--- Begin Stored data ---
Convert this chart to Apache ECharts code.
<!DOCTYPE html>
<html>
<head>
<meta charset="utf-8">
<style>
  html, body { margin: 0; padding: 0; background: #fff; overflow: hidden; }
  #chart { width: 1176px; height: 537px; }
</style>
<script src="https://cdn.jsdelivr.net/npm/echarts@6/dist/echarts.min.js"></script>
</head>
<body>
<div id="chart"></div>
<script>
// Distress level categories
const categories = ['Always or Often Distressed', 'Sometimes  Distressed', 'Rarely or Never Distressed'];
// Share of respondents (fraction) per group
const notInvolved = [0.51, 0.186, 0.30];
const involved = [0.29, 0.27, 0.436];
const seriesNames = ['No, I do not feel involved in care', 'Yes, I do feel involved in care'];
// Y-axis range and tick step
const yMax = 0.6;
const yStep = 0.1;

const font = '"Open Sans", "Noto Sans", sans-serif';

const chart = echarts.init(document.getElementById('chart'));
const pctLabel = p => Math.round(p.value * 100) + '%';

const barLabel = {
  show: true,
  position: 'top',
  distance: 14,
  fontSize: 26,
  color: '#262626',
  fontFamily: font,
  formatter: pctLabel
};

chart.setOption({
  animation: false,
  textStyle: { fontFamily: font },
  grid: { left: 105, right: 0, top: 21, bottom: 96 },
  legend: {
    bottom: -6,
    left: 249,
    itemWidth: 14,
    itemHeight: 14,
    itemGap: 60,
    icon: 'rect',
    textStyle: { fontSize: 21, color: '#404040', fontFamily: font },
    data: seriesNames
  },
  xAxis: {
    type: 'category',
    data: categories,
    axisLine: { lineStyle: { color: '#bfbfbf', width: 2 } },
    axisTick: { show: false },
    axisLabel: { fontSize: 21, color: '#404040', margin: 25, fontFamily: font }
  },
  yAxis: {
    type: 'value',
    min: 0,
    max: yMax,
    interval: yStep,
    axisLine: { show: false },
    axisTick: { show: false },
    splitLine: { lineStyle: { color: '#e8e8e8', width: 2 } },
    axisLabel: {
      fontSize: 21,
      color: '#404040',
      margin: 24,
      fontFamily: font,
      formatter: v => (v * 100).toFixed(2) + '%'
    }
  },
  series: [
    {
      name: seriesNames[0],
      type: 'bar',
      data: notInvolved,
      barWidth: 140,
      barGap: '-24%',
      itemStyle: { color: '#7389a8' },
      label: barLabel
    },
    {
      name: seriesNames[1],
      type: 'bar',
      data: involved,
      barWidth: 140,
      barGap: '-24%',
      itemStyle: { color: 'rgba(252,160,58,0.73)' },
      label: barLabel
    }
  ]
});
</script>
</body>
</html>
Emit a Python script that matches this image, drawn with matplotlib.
--- End Stored data ---
Produce an exact copy of all the records.

Answer to the problem:
Convert this chart to Apache ECharts code.
<!DOCTYPE html>
<html>
<head>
<meta charset="utf-8">
<style>
  html, body { margin: 0; padding: 0; background: #fff; overflow: hidden; }
  #chart { width: 1176px; height: 537px; }
</style>
<script src="https://cdn.jsdelivr.net/npm/echarts@6/dist/echarts.min.js"></script>
</head>
<body>
<div id="chart"></div>
<script>
// Distress level categories
const categories = ['Always or Often Distressed', 'Sometimes  Distressed', 'Rarely or Never Distressed'];
// Share of respondents (fraction) per group
const notInvolved = [0.51, 0.186, 0.30];
const involved = [0.29, 0.27, 0.436];
const seriesNames = ['No, I do not feel involved in care', 'Yes, I do feel involved in care'];
// Y-axis range and tick step
const yMax = 0.6;
const yStep = 0.1;

const font = '"Open Sans", "Noto Sans", sans-serif';

const chart = echarts.init(document.getElementById('chart'));
const pctLabel = p => Math.round(p.value * 100) + '%';

const barLabel = {
  show: true,
  position: 'top',
  distance: 14,
  fontSize: 26,
  color: '#262626',
  fontFamily: font,
  formatter: pctLabel
};

chart.setOption({
  animation: false,
  textStyle: { fontFamily: font },
  grid: { left: 105, right: 0, top: 21, bottom: 96 },
  legend: {
    bottom: -6,
    left: 249,
    itemWidth: 14,
    itemHeight: 14,
    itemGap: 60,
    icon: 'rect',
    textStyle: { fontSize: 21, color: '#404040', fontFamily: font },
    data: seriesNames
  },
  xAxis: {
    type: 'category',
    data: categories,
    axisLine: { lineStyle: { color: '#bfbfbf', width: 2 } },
    axisTick: { show: false },
    axisLabel: { fontSize: 21, color: '#404040', margin: 25, fontFamily: font }
  },
  yAxis: {
    type: 'value',
    min: 0,
    max: yMax,
    interval: yStep,
    axisLine: { show: false },
    axisTick: { show: false },
    splitLine: { lineStyle: { color: '#e8e8e8', width: 2 } },
    axisLabel: {
      fontSize: 21,
      color: '#404040',
      margin: 24,
      fontFamily: font,
      formatter: v => (v * 100).toFixed(2) + '%'
    }
  },
  series: [
    {
      name: seriesNames[0],
      type: 'bar',
      data: notInvolved,
      barWidth: 140,
      barGap: '-24%',
      itemStyle: { color: '#7389a8' },
      label: barLabel
    },
    {
      name: seriesNames[1],
      type: 'bar',
      data: involved,
      barWidth: 140,
      barGap: '-24%',
      itemStyle: { color: 'rgba(252,160,58,0.73)' },
      label: barLabel
    }
  ]
});
</script>
</body>
</html>
Emit a Python script that matches this image, drawn with matplotlib.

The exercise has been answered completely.